Q – What were you doing prior to that?
A – I was a paralegal, working in a law firm, (Laughs), when I guess the entrepreneurial bug hit me.

Q – You would certainly understand contracts. That’s one thing you could put to use in your business.
A – Being a paralegal really helped me because I can multi-task. (Laughs). I know how to meet deadlines. I know how to work when I’m extremely tired. I know how to be very well organized. So, that background really, really helped me.

Q – How long were you a paralegal?
A – In total about 17 years.

Q – So, you were baking on the side all those years?
A – No. Only for a few months. I mean. I’ve always baked. I love to bake. But, I only baked for the holidays, for family and friends. At this particular time I had run my first New York City Marathon and they had a party for the people that belonged to the New York Road Runners Club, and we all had to bring something. So of course I brought pies ‘cause that’s what I did best. And, for the first time people outside of my normal circle of family and friends were tasting my desserts. Most people didn’t even know I baked. Everyone fell in love with the desserts, and asked me could I make them a pie. I said sure. Well, what do you charge? I don’t charge anything. What do you mean you don’t charge? You do this for free? Well, I’m not professional. I do this out of love. They couldn’t believe it. And they were like, let me give you $10 for a pie next week. Those were my first couple of orders. Then the word spread, and more and more people ordered. What I started doing was I had to bring the pies to work, ‘cause I would run in Central Park after work. People on the train were smelling cinnamon. They were handing me their phone numbers, and asking me if they could please place orders. It became a constant thing. Everyday I was bringing pies and cakes to the office. So, eventually I lost my job which was a wonderful thing. I decided I wasn’t going to go back to work. I was going to stay focused on trying to build a business. So, that was how it began. It gets harder every year. As you grow an expand it becomes more difficult. I’m still wondering when the easy part comes.

Q – Did it take quite a bit of money to get your business off the ground?
A – I had about $10. If I’d had an infusion of capital it might’ve been wonderful. When I made those pies for that party I spent about $11 in the supermarket. I took nine pies down to the party, and the people put money in my hands. It was a long time before I started shopping wholesale. Almost every dime I had went right back into buying sugar and stuff at the supermarket, and getting copies of flyers made. After about a year or so, I discovered the wholesale market and I started buying my flour and sugar wholesale, which gave me a little more of a profit margin.

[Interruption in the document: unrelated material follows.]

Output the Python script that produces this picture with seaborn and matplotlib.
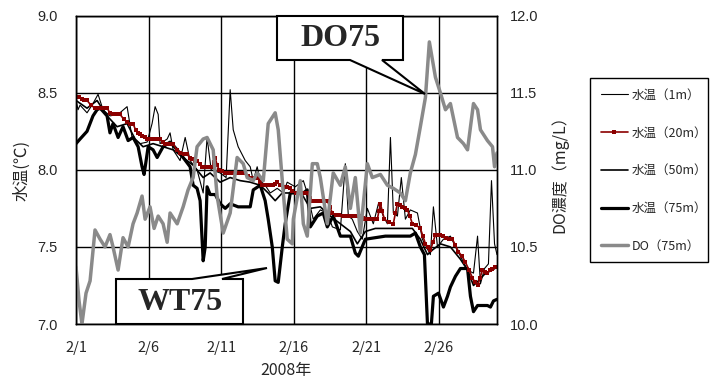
import numpy as np
import pandas as pd
import matplotlib
matplotlib.use("Agg")
import matplotlib.pyplot as plt
import seaborn as sns
from matplotlib.patches import Polygon, Rectangle
from matplotlib.lines import Line2D

# ---------------- data (day 0 = 2/1, 2008) ----------------
do_day = [0.00, 0.21, 0.41, 0.69, 0.97, 1.31, 1.66, 2.00, 2.34, 2.55, 2.90, 3.24, 3.59, 3.93, 4.21, 4.55,
          4.76, 5.10, 5.38, 5.66, 6.00, 6.28, 6.48, 6.97, 7.38, 7.72, 8.07, 8.34, 8.76, 9.03, 9.45, 9.72,
          10.14, 10.62, 11.10, 11.52, 11.79, 12.21, 12.48, 12.90, 13.24, 13.72, 13.93, 14.21, 14.55, 14.90,
          14.97, 15.45, 15.66, 15.93, 16.28, 16.62, 16.83, 17.31, 17.72, 18.21, 18.55, 18.90, 19.24, 19.59,
          20.07, 20.41, 20.97, 21.45, 21.86, 22.34, 22.69, 23.03, 23.38, 23.72, 24.07, 24.34, 24.76, 25.10,
          25.45, 25.79, 26.28, 26.69, 26.97, 27.38, 27.66, 27.86, 28.34, 28.69, 28.83, 29.00]
do_val = [10.37, 10.15, 10.00, 10.20, 10.28, 10.61, 10.55, 10.50, 10.58, 10.50, 10.35, 10.56, 10.50, 10.65, 10.72, 10.83,
          10.68, 10.76, 10.62, 10.70, 10.65, 10.53, 10.72, 10.65, 10.76, 10.87, 10.95, 11.15, 11.20, 11.21, 11.13, 10.83,
          10.59, 10.72, 11.08, 11.04, 10.95, 10.93, 10.98, 10.93, 11.30, 11.37, 11.26, 10.93, 10.55, 10.52,
          10.68, 10.93, 10.65, 10.57, 11.04, 11.04, 10.95, 10.65, 10.98, 10.90, 11.02, 10.75, 10.95, 10.59,
          11.04, 10.95, 10.97, 10.90, 10.88, 10.85, 10.80, 10.98, 11.10, 11.28, 11.47, 11.83, 11.60, 11.50,
          11.39, 11.43, 11.21, 11.17, 11.13, 11.43, 11.39, 11.26, 11.19, 11.15, 11.02, 11.11]

t75_day = [0.00, 0.28, 0.76, 1.17, 1.45, 1.66, 1.86, 2.14, 2.34, 2.55, 2.90, 3.24, 3.59, 3.93, 4.28, 4.55, 4.69,
           4.97, 5.31, 5.59, 6.00, 6.48, 6.97, 7.38, 7.86, 8.07, 8.34, 8.55, 8.76, 8.90, 9.03, 9.24, 9.59, 9.93,
           10.28, 10.62, 11.17, 12.00, 12.21, 12.69, 13.03, 13.24, 13.52, 13.72, 13.93, 14.21, 14.41, 14.76,
           15.66, 15.93, 16.14, 16.62, 17.03, 17.31, 17.72, 18.21, 18.90, 19.24, 19.45, 19.93, 20.62, 21.31,
           23.03, 23.38, 23.72, 24.00, 24.21, 24.48, 24.62, 24.97, 25.31, 25.59, 25.79, 26.14, 26.48, 26.97,
           27.17, 27.38, 27.66, 28.34, 28.55, 28.76, 29.00]
t75_val = [8.17, 8.20, 8.25, 8.35, 8.39, 8.40, 8.38, 8.35, 8.24, 8.30, 8.21, 8.28, 8.19, 8.21, 8.15, 8.02, 7.97,
           8.15, 8.13, 8.08, 8.15, 8.18, 8.13, 8.08, 8.02, 7.90, 7.88, 7.80, 7.41, 7.50, 7.89, 7.84, 7.84, 7.78,
           7.75, 7.78, 7.76, 7.76, 7.87, 7.90, 7.80, 7.68, 7.50, 7.28, 7.27, 7.50, 7.65, 7.85,
           7.85, 7.87, 7.63, 7.70, 7.72, 7.63, 7.70, 7.57, 7.57, 7.46, 7.44, 7.55, 7.56, 7.57,
           7.57, 7.59, 7.50, 7.45, 7.00, 7.00, 7.18, 7.20, 7.11, 7.18, 7.24, 7.31, 7.36, 7.36,
           7.18, 7.08, 7.12, 7.12, 7.11, 7.15, 7.16]

t20_day = [0.00, 0.19, 0.38, 0.57, 0.76, 1.03, 1.31, 1.52, 1.72, 1.93, 2.14, 2.34, 2.55, 2.79, 3.03, 3.28,
           3.52, 3.72, 3.93, 4.10, 4.28, 4.41, 4.55, 4.72, 4.90, 5.12, 5.34, 5.57, 5.79, 5.97, 6.14, 6.41,
           6.69, 6.93, 7.17, 7.41, 7.66, 7.83, 8.00, 8.17, 8.34, 8.52, 8.69, 8.86, 9.03, 9.21, 9.38, 9.48,
           9.59, 9.72, 9.86, 10.07, 10.28, 10.52, 10.76, 11.00, 11.24, 11.45, 11.66, 11.83, 12.00, 12.28,
           12.55, 12.69, 12.83, 13.03, 13.24, 13.41, 13.59, 13.72, 13.86, 14.03, 14.21, 14.38, 14.55, 14.72,
           14.90, 15.16, 15.41, 15.66, 15.93, 16.10, 16.28, 16.55, 16.79, 17.05, 17.31, 17.48, 17.66, 17.90,
           18.14, 18.38, 18.62, 18.86, 19.10, 19.34, 19.59, 19.76, 19.93, 20.14, 20.34, 20.55, 20.76, 20.86,
           20.97, 21.10, 21.24, 21.55, 21.86, 22.00, 22.14, 22.31, 22.48, 22.66, 22.83, 23.00, 23.17, 23.45,
           23.72, 23.90, 24.07, 24.24, 24.41, 24.59, 24.76, 24.93, 25.10, 25.31, 25.52, 25.72, 25.93, 26.14,
           26.34, 26.59, 26.83, 27.07, 27.31, 27.48, 27.66, 27.83, 28.00, 28.17, 28.34, 28.52, 28.69, 28.86,
           29.00]
t20_val = [8.47, 8.47, 8.46, 8.45, 8.45, 8.42, 8.40, 8.40, 8.40, 8.40, 8.40, 8.37, 8.36, 8.36, 8.36, 8.33,
           8.31, 8.30, 8.30, 8.26, 8.24, 8.23, 8.22, 8.21, 8.20, 8.20, 8.20, 8.20, 8.20, 8.18, 8.17, 8.17,
           8.17, 8.13, 8.11, 8.10, 8.10, 8.08, 8.07, 8.06, 8.06, 8.04, 8.02, 8.02, 8.02, 8.02, 8.02, 8.05,
           8.08, 8.03, 8.00, 7.99, 7.98, 7.98, 7.98, 7.98, 7.98, 7.98, 7.98, 7.96, 7.95, 7.95,
           7.95, 7.92, 7.90, 7.90, 7.90, 7.90, 7.90, 7.91, 7.92, 7.90, 7.90, 7.89, 7.89, 7.88,
           7.86, 7.85, 7.85, 7.85, 7.85, 7.82, 7.80, 7.80, 7.80, 7.80, 7.80, 7.76, 7.72, 7.71,
           7.71, 7.70, 7.70, 7.70, 7.70, 7.70, 7.70, 7.69, 7.68, 7.68, 7.68, 7.68, 7.68, 7.73,
           7.78, 7.73, 7.68, 7.66, 7.65, 7.72, 7.78, 7.77, 7.76, 7.75, 7.74, 7.70, 7.65, 7.64,
           7.62, 7.57, 7.52, 7.50, 7.48, 7.53, 7.58, 7.58, 7.58, 7.57, 7.56, 7.55, 7.55, 7.51,
           7.47, 7.44, 7.40, 7.35, 7.30, 7.27, 7.25, 7.30, 7.35, 7.34, 7.33, 7.35, 7.36, 7.37,
           7.37]

t1_day = [0.00, 0.14, 0.28, 0.76, 1.17, 1.52, 1.86, 2.34, 2.90, 3.52, 3.86, 4.41, 4.90, 5.24, 5.45, 5.66, 5.79,
          6.28, 6.48, 6.69, 7.17, 7.52, 7.86, 8.34, 8.76, 9.03, 9.31, 9.93, 10.34, 10.62, 10.83, 11.17, 11.66,
          12.00, 12.21, 12.48, 12.69, 13.03, 13.38, 13.86, 14.28, 14.55, 15.10, 15.66, 15.93, 16.34, 16.83,
          17.31, 17.66, 18.21, 18.55, 18.76, 19.03, 19.38, 19.72, 20.07, 20.48, 20.83, 21.17, 21.45, 21.66,
          21.86, 22.14, 22.41, 22.69, 23.03, 23.52, 23.86, 24.41, 24.62, 24.90, 25.31, 25.79, 26.14, 26.48,
          26.97, 27.38, 27.66, 27.86, 28.14, 28.41, 28.62, 28.83, 29.00]
t1_val = [8.45, 8.39, 8.42, 8.37, 8.43, 8.49, 8.39, 8.35, 8.36, 8.41, 8.21, 8.17, 8.18, 8.30, 8.41, 8.36, 8.17,
          8.20, 8.24, 8.13, 8.06, 8.21, 8.06, 8.00, 7.85, 8.21, 8.00, 7.98, 7.95, 8.52, 8.26, 8.15, 8.06,
          8.02, 7.93, 8.02, 7.93, 7.90, 7.85, 7.88, 7.85, 7.92, 7.89, 7.93, 7.85, 7.68, 7.74,
          7.72, 7.63, 7.61, 8.04, 7.70, 7.68, 7.60, 7.55, 7.75, 7.65, 7.78, 7.70, 7.65, 8.21,
          7.72, 7.70, 7.95, 7.68, 7.74, 7.72, 7.55, 7.45, 7.76, 7.50, 7.55, 7.57, 7.50, 7.44,
          7.35, 7.33, 7.57, 7.26, 7.36, 7.39, 7.93, 7.52, 7.45]

t50_day = [0.00, 0.76, 1.45, 2.14, 2.83, 3.52, 4.07, 4.62, 5.31, 6.00, 6.69, 7.38, 8.07, 8.76, 9.24, 9.93,
           10.62, 11.31, 12.00, 12.69, 13.24, 13.72, 14.21, 14.76, 15.45, 16.14, 16.83, 17.52, 18.21, 18.90,
           19.38, 19.93, 20.62, 21.31, 22.34, 23.17, 23.72, 24.21, 24.55, 25.10, 25.79, 26.48, 26.97, 27.38,
           27.72, 28.21, 28.69, 29.00]
t50_val = [8.45, 8.40, 8.45, 8.35, 8.28, 8.30, 8.20, 8.15, 8.17, 8.15, 8.13, 8.08, 8.03, 7.95, 7.98, 7.92,
           7.95, 7.93, 7.92, 7.90, 7.85, 7.80, 7.85, 7.85, 7.86, 7.75, 7.76, 7.70, 7.65, 7.60,
           7.52, 7.60, 7.62, 7.62, 7.62, 7.62, 7.55, 7.45, 7.48, 7.52, 7.50, 7.42, 7.35, 7.25,
           7.28, 7.33, 7.35, 7.37]

x_ticks = [0, 5, 10, 15, 20, 25]
x_ticklabels = ["2/1", "2/6", "2/11", "2/16", "2/21", "2/26"]
series_labels = ["水温（1m）", "水温（20m）", "水温（50m）", "水温（75m）", "DO（75m）"]

# ---------------- style ----------------
sns.set_style("white")
plt.rcParams['font.family'] = ['Liberation Sans', 'Noto Sans CJK JP', 'DejaVu Sans']
CJK = ['Noto Sans CJK JP', 'DejaVu Sans']

W, H = 716, 380
fig = plt.figure(figsize=(W / 100, H / 100), dpi=100)
L, R, T, B = 76, 497, 15.7, 324
ax = fig.add_axes([L / W, 1 - B / H, (R - L) / W, (B - T) / H])
ax2 = ax.twinx()

red = '#8B0000'
gray = '#8a8a8a'
lw1, lw20, lw50, lw75, lwdo = 0.8, 1.2, 1.2, 2.3, 2.5

sns.lineplot(x=t50_day, y=t50_val, ax=ax, color='black', linewidth=lw50, legend=False)
sns.lineplot(x=t75_day, y=t75_val, ax=ax, color='black', linewidth=lw75, legend=False)
sns.lineplot(x=t1_day, y=t1_val, ax=ax, color='black', linewidth=lw1, legend=False)
sns.lineplot(x=t20_day, y=t20_val, ax=ax, color=red, linewidth=lw20, marker='s',
             markersize=2.4, markeredgewidth=0, legend=False)
sns.lineplot(x=do_day, y=do_val, ax=ax2, color=gray, linewidth=lwdo, legend=False)

ax.set_xlim(0, 29)
ax.set_ylim(7.0, 9.0)
ax2.set_ylim(10.0, 12.0)
ax.set_yticks(np.arange(7.0, 9.01, 0.5))
ax2.set_yticks(np.arange(10.0, 12.01, 0.5))
ax.set_yticklabels([f"{v:.1f}" for v in np.arange(7.0, 9.01, 0.5)])
ax2.set_yticklabels([f"{v:.1f}" for v in np.arange(10.0, 12.01, 0.5)])
ax.set_xticks(x_ticks)
ax.set_xticklabels(x_ticklabels, fontfamily=CJK)
ax.set_xlabel("")
ax.set_ylabel("")
ax2.set_ylabel("")

ax.grid(True, color='black', linewidth=1.0)
ax.set_axisbelow(True)
ax.tick_params(axis='y', length=0, labelsize=10.5, pad=13)
ax.tick_params(axis='x', length=0, labelsize=10.5, pad=12)
ax2.tick_params(axis='y', length=0, labelsize=10.5, pad=9)
for a in (ax, ax2):
    for s in a.spines.values():
        s.set_color('black')
        s.set_linewidth(1.0)
ax2.grid(False)

fig.text(22 / W, 1 - 170 / H, "水温(℃)", rotation=90, ha='center', va='center',
         fontsize=12, family=CJK)
fig.text(560 / W, 1 - 170 / H, "DO濃度（mg/L）", rotation=90, ha='center', va='center',
         fontsize=11.5, family=CJK)
fig.text(286 / W, 1 - 371 / H, "2008年", ha='center', va='center', fontsize=11.5, family=CJK)


def P(x, y):
    return (x / W, 1 - y / H)


# ---------------- legend ----------------
handles = [
    Line2D([], [], color='black', lw=lw1),
    Line2D([], [], color=red, lw=lw20, marker='s', markersize=2.6, markevery=[1], markeredgewidth=0),
    Line2D([], [], color='black', lw=lw50),
    Line2D([], [], color='black', lw=lw75),
    Line2D([], [], color=gray, lw=lwdo),
]
leg = fig.legend(handles, series_labels, loc='upper left', bbox_to_anchor=P(590, 78),
                 frameon=False, handlelength=2.2, handletextpad=0.3, labelspacing=1.98,
                 borderpad=0.85, borderaxespad=0, prop={'family': CJK, 'size': 9})
fig.add_artist(Rectangle(P(590, 262), 118 / W, 184 / H, transform=fig.transFigure,
                         facecolor='none', edgecolor='black', linewidth=1.0))

# ---------------- callouts ----------------
do_box = [P(277, 16), P(403, 16), P(403, 60), P(382, 60), P(425, 94), P(350, 60), P(277, 60)]
wt_box = [P(116, 279), P(192, 279), P(267, 268), P(222, 279), P(243, 279), P(243, 324), P(116, 324)]
for pts in (do_box, wt_box):
    fig.add_artist(Polygon(pts, closed=True, transform=fig.transFigure, facecolor='white',
                           edgecolor='black', linewidth=1.5, zorder=10))
fig.text(*P(340, 39), "DO75", ha='center', va='center', fontsize=23, fontweight='bold',
         family='Liberation Serif', zorder=11)
fig.text(*P(180, 302), "WT75", ha='center', va='center', fontsize=23, fontweight='bold',
         family='Liberation Serif', zorder=11)

fig.savefig("out.png", dpi=100)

But, I technically started with $10.

Q – How did people like Tommy Hilfiger hear about you, word of mouth?
A – Tommy Hilfiger was actually an account, ‘cause I met his Marketing Manager at a function and he brought me the account. So, I make lots of cakes for the employees there.

Q – How about B.B. King and Luther Van Dross?
A – Just word of mouth, Internet. Yellow Pages-----when I had a Yellow Pages ad. The name kind of speaks for itself. It makes people want to buy from me. So, I get a lot of business just based on the co. name.

Q – When did you make that cake for Luther Van Dross.
A – Just before his stroke which was two years ago.

Q – Does it ever interest you to keep tabs on your competition?
A – Oh, I go onto other websites all the time, to get a feel for what’s out there, to come up with new ideas of my own, to incorporate other peoples’ ideas into cake designs. Get an idea for what prices are like in other places so I know what my prices should be comparably. I talk with other bakers all the time, and we exchange stories. It helps to know that other people have the same struggles you do. I have a network of bakers I talk to especially here in New York, so I kind of know what the competition is doing.